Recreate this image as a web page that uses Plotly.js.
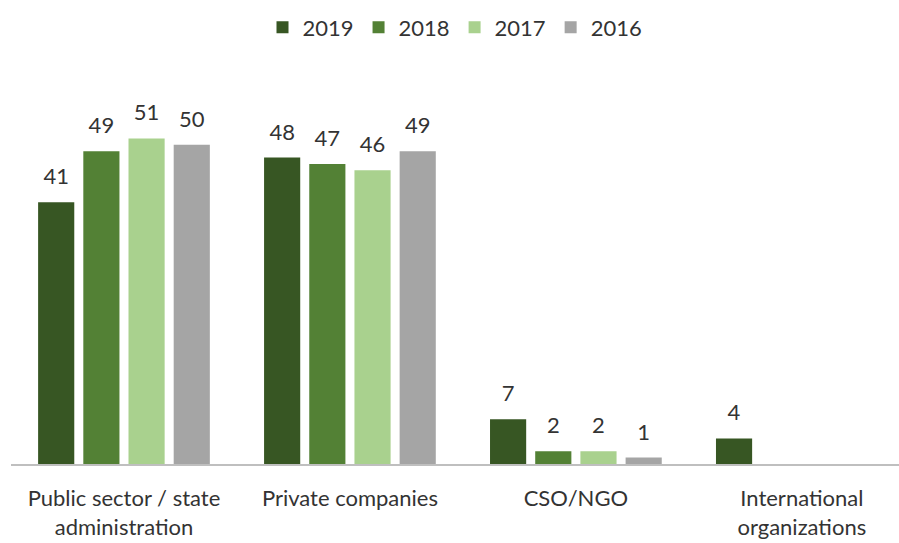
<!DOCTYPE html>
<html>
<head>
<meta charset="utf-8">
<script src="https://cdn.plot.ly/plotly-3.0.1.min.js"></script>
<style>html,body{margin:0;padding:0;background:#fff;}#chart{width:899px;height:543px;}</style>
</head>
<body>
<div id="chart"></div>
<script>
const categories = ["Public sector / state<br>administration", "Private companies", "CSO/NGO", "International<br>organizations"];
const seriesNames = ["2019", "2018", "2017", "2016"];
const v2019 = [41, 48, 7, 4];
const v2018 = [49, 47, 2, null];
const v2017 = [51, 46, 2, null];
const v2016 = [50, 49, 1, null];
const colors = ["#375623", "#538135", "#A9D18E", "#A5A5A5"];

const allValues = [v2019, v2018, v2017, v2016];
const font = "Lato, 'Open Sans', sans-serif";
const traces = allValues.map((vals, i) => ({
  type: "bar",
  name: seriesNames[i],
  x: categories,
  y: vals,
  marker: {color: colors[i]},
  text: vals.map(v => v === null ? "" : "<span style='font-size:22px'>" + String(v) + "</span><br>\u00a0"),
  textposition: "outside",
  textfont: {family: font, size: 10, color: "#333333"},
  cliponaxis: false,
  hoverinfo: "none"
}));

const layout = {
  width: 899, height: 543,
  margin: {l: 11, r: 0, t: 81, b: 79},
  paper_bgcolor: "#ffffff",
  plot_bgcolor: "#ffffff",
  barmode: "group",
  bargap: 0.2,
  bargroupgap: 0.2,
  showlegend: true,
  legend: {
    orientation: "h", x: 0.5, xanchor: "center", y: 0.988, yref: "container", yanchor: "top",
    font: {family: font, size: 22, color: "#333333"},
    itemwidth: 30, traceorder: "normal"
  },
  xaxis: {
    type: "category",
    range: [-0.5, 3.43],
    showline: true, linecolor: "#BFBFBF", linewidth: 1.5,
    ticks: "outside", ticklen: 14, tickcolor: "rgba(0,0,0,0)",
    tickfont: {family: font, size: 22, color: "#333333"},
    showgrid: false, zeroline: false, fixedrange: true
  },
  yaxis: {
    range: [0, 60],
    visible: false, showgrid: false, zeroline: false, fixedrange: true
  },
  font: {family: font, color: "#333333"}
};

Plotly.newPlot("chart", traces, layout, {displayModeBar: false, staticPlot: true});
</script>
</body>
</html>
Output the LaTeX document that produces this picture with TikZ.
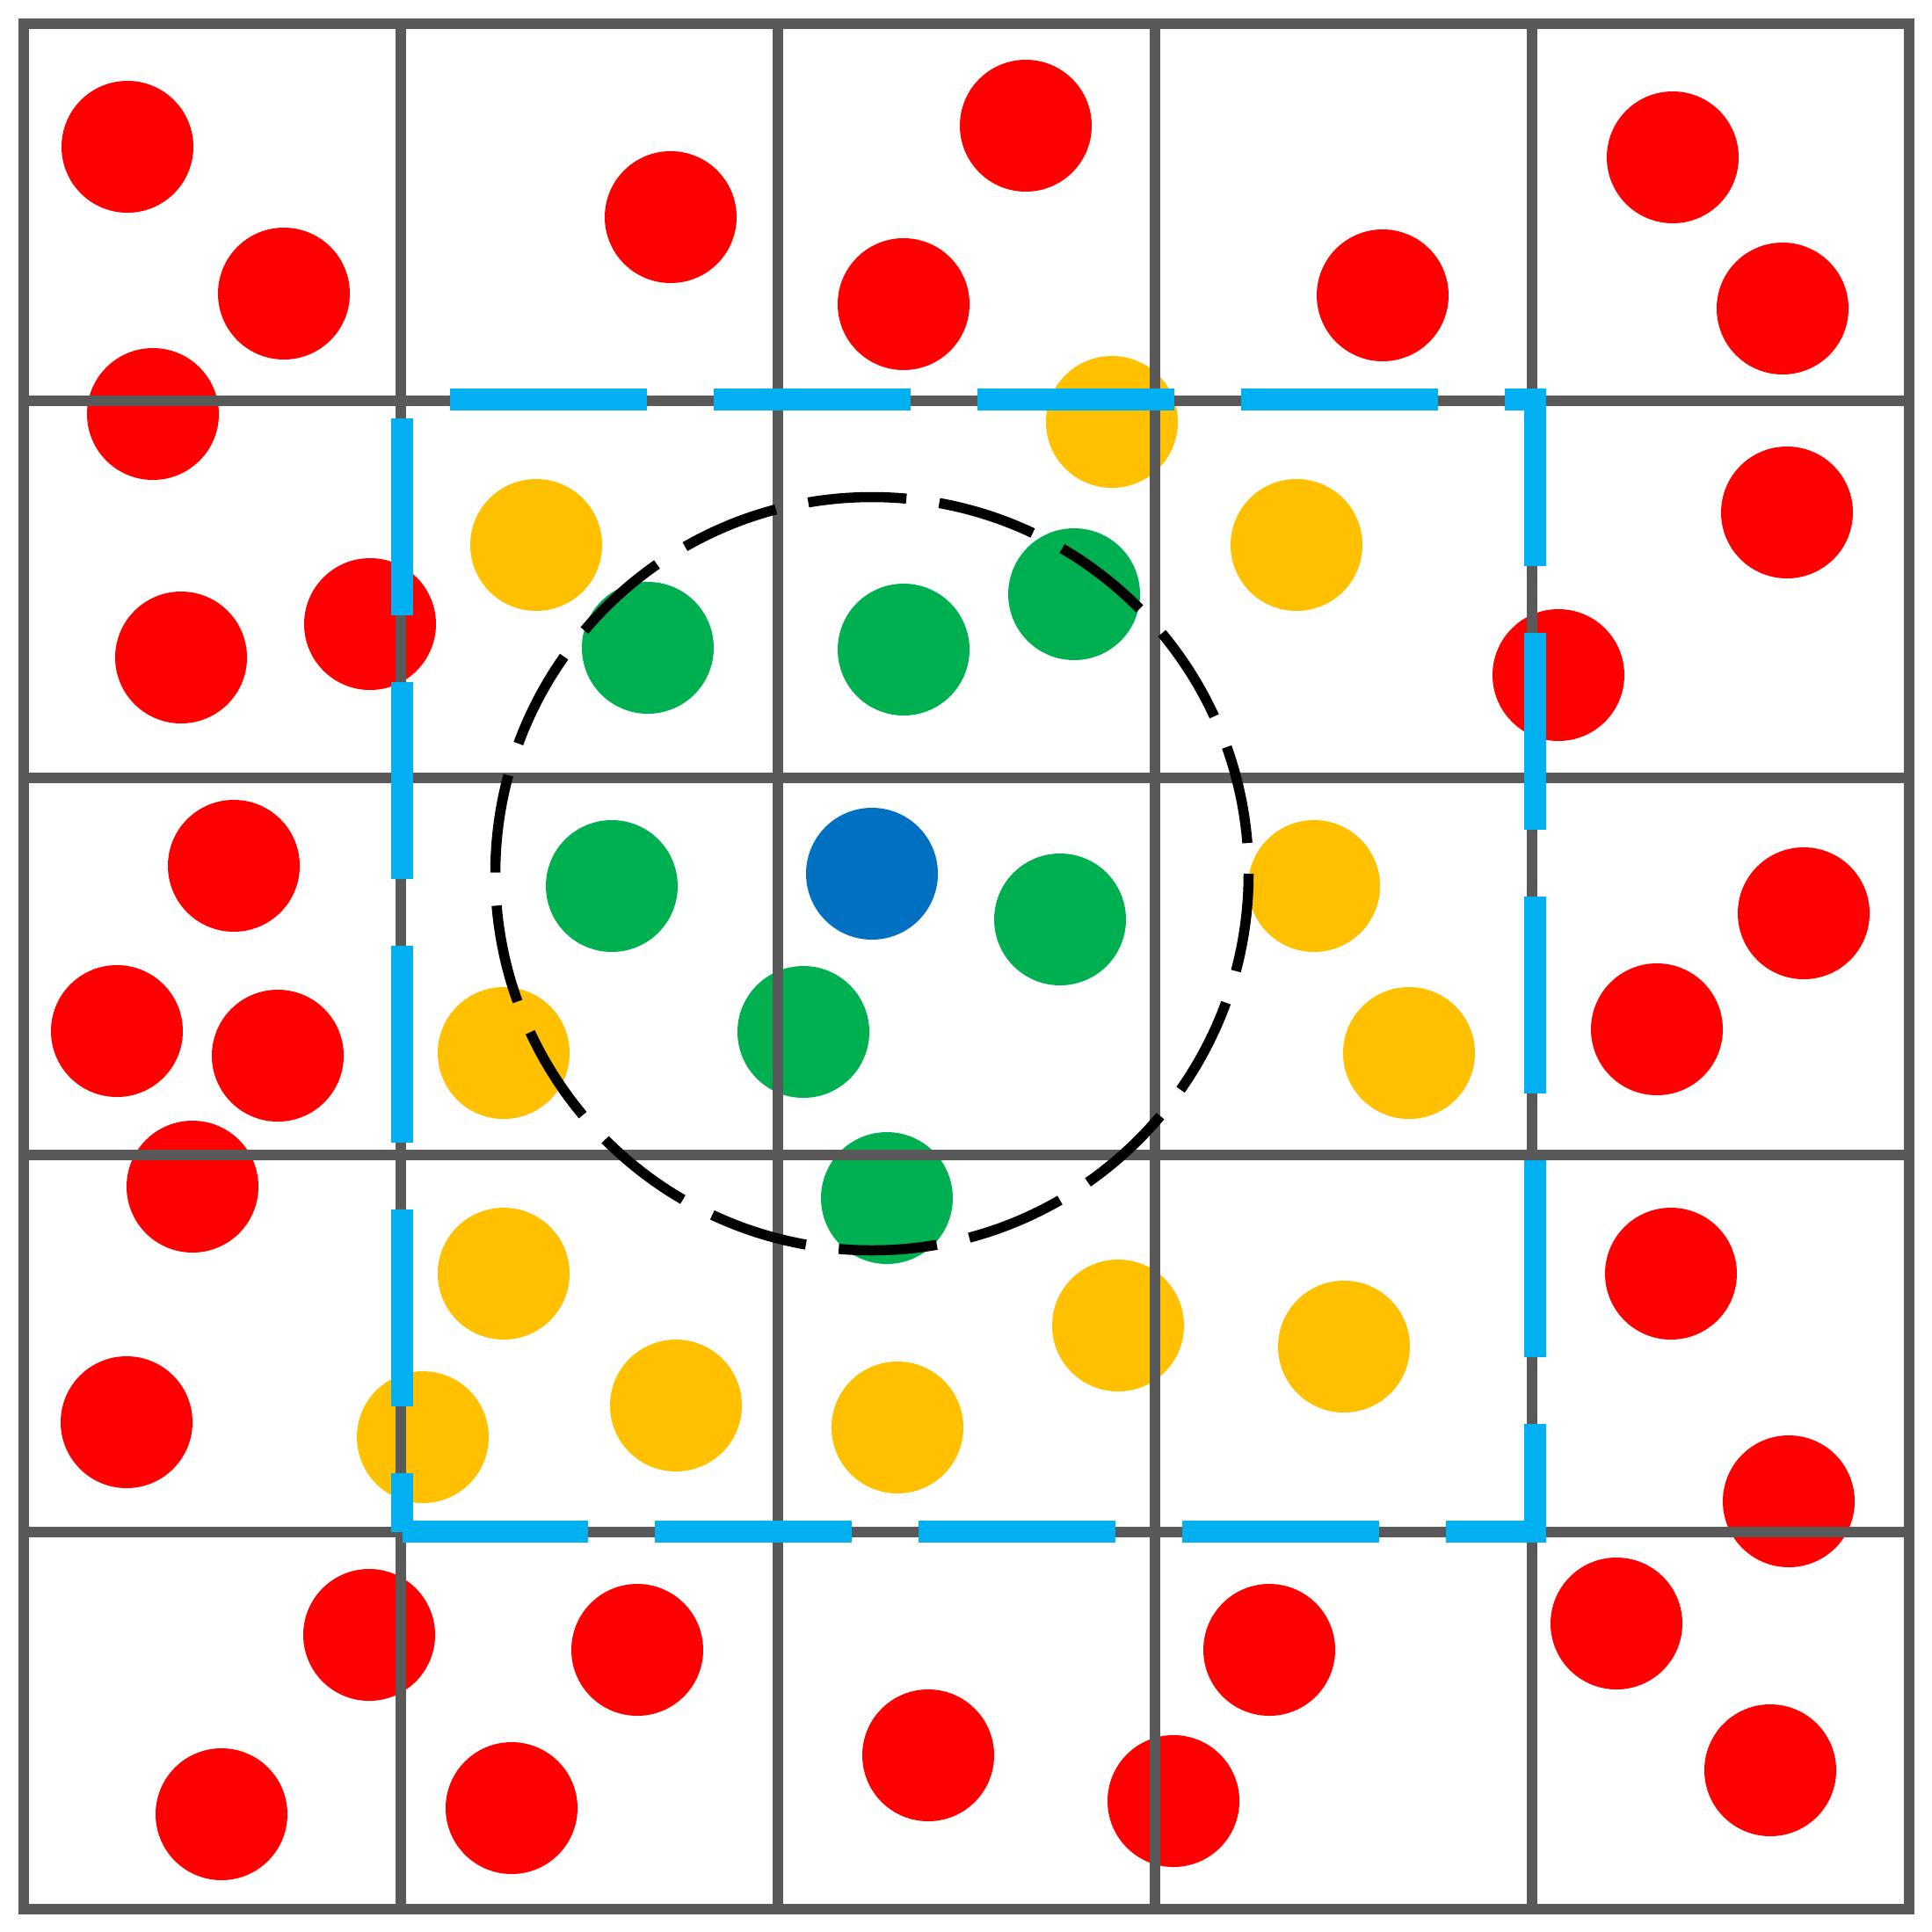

> [EXERCISE AIM]:
Write out the data precisely as given, excluding the pictures.

> [RESULT OF THIS EXERCISE]:
Recreate this image as a web page that uses Plotly.js.
<!DOCTYPE html>
<html>
<head>
<meta charset="utf-8">
<script src="https://cdn.plot.ly/plotly-3.0.1.min.js"></script>
<style>html,body{margin:0;padding:0;background:#fff;}#chart{width:899px;height:543px;}</style>
</head>
<body>
<div id="chart"></div>
<script>
const categories = ["Public sector / state<br>administration", "Private companies", "CSO/NGO", "International<br>organizations"];
const seriesNames = ["2019", "2018", "2017", "2016"];
const v2019 = [41, 48, 7, 4];
const v2018 = [49, 47, 2, null];
const v2017 = [51, 46, 2, null];
const v2016 = [50, 49, 1, null];
const colors = ["#375623", "#538135", "#A9D18E", "#A5A5A5"];

const allValues = [v2019, v2018, v2017, v2016];
const font = "Lato, 'Open Sans', sans-serif";
const traces = allValues.map((vals, i) => ({
  type: "bar",
  name: seriesNames[i],
  x: categories,
  y: vals,
  marker: {color: colors[i]},
  text: vals.map(v => v === null ? "" : "<span style='font-size:22px'>" + String(v) + "</span><br>\u00a0"),
  textposition: "outside",
  textfont: {family: font, size: 10, color: "#333333"},
  cliponaxis: false,
  hoverinfo: "none"
}));

const layout = {
  width: 899, height: 543,
  margin: {l: 11, r: 0, t: 81, b: 79},
  paper_bgcolor: "#ffffff",
  plot_bgcolor: "#ffffff",
  barmode: "group",
  bargap: 0.2,
  bargroupgap: 0.2,
  showlegend: true,
  legend: {
    orientation: "h", x: 0.5, xanchor: "center", y: 0.988, yref: "container", yanchor: "top",
    font: {family: font, size: 22, color: "#333333"},
    itemwidth: 30, traceorder: "normal"
  },
  xaxis: {
    type: "category",
    range: [-0.5, 3.43],
    showline: true, linecolor: "#BFBFBF", linewidth: 1.5,
    ticks: "outside", ticklen: 14, tickcolor: "rgba(0,0,0,0)",
    tickfont: {family: font, size: 22, color: "#333333"},
    showgrid: false, zeroline: false, fixedrange: true
  },
  yaxis: {
    range: [0, 60],
    visible: false, showgrid: false, zeroline: false, fixedrange: true
  },
  font: {family: font, color: "#333333"}
};

Plotly.newPlot("chart", traces, layout, {displayModeBar: false, staticPlot: true});
</script>
</body>
</html>
Output the LaTeX document that produces this picture with TikZ.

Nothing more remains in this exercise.